What is being asked: Find each line containing the string "this" and return it.
— Start Listed records —
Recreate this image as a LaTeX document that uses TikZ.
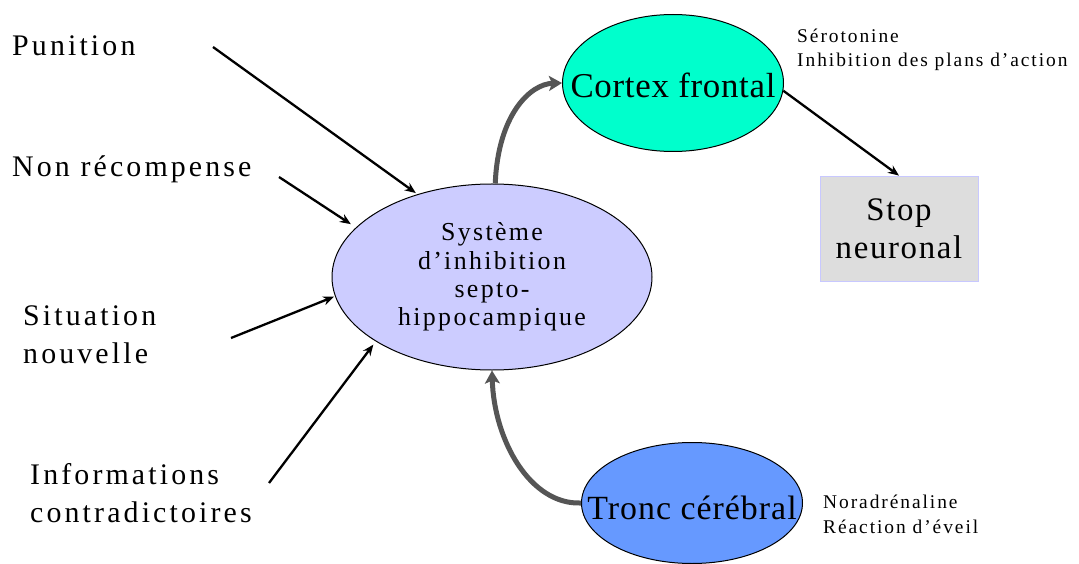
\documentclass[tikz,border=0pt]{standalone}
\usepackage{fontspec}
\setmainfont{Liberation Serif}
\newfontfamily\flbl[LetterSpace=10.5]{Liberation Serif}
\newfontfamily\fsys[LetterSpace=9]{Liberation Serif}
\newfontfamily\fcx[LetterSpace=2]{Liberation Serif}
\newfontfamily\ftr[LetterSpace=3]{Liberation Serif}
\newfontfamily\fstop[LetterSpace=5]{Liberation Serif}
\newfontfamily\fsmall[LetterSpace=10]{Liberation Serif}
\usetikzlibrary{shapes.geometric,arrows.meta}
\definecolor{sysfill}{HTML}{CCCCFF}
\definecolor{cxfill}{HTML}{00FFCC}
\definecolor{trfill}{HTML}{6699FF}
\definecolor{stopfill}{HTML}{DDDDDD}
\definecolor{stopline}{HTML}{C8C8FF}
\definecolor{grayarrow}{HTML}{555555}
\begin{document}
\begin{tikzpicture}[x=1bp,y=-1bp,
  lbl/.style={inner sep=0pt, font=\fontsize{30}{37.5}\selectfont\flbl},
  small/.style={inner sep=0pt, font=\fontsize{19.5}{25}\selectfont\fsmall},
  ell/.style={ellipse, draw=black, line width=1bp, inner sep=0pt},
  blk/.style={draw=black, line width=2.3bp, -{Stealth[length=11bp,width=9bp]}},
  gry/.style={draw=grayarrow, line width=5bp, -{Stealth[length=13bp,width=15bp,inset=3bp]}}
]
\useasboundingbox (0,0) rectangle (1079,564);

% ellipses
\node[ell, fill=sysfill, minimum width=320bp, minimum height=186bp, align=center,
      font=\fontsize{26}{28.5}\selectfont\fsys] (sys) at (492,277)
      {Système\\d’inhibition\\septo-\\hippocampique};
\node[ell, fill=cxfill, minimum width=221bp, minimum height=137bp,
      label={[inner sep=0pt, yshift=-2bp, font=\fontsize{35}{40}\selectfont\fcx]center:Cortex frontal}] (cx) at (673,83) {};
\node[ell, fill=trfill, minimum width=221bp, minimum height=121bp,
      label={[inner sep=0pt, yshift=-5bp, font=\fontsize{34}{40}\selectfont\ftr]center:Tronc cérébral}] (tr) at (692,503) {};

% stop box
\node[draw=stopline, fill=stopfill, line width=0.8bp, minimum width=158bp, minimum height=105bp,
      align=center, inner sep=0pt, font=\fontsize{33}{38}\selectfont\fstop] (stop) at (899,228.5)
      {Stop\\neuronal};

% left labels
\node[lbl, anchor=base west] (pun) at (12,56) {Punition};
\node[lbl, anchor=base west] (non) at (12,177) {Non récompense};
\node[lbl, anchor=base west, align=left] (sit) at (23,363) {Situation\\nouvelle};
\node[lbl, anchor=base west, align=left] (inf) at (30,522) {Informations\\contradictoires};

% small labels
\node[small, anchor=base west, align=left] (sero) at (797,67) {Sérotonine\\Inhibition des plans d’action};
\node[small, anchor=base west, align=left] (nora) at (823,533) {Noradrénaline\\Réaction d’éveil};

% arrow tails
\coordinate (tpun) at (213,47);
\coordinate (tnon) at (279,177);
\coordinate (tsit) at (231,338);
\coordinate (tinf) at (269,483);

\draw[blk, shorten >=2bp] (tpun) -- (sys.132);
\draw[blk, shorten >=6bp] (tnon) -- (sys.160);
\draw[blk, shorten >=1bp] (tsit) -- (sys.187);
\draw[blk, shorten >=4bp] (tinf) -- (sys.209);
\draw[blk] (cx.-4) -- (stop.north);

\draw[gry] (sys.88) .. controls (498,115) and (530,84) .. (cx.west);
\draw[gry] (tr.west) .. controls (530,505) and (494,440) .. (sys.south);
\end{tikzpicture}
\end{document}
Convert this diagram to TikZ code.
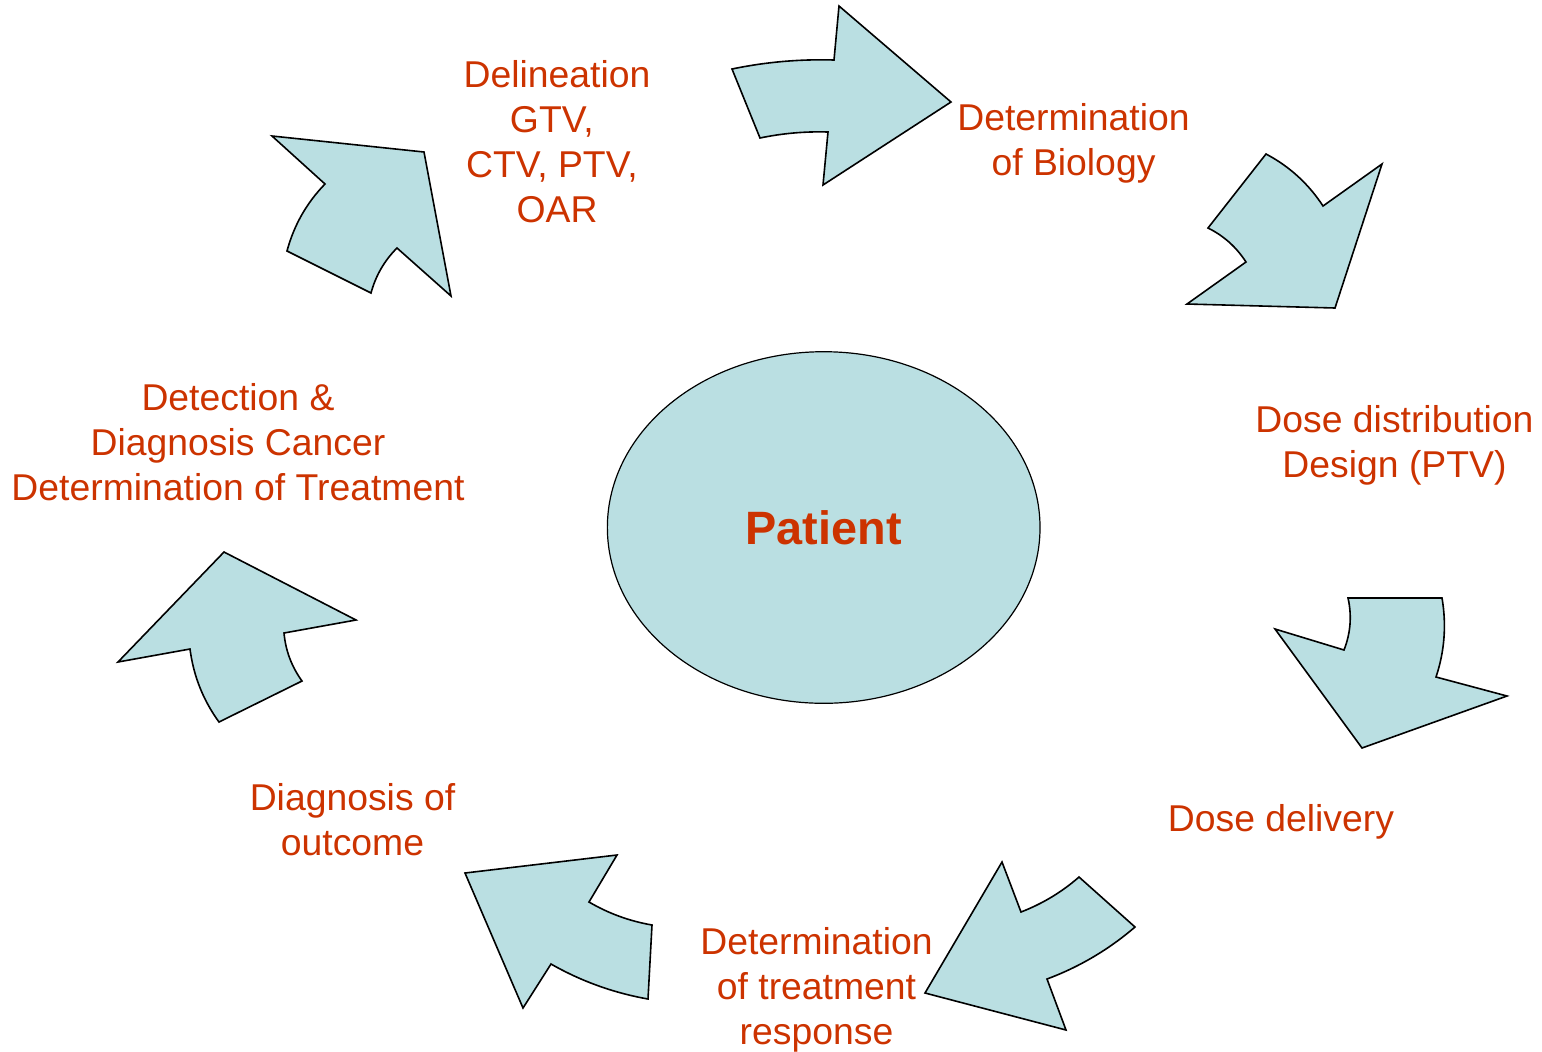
— End Listed records —
Response to the exercise:
Recreate this image as a LaTeX document that uses TikZ.
Convert this diagram to TikZ code.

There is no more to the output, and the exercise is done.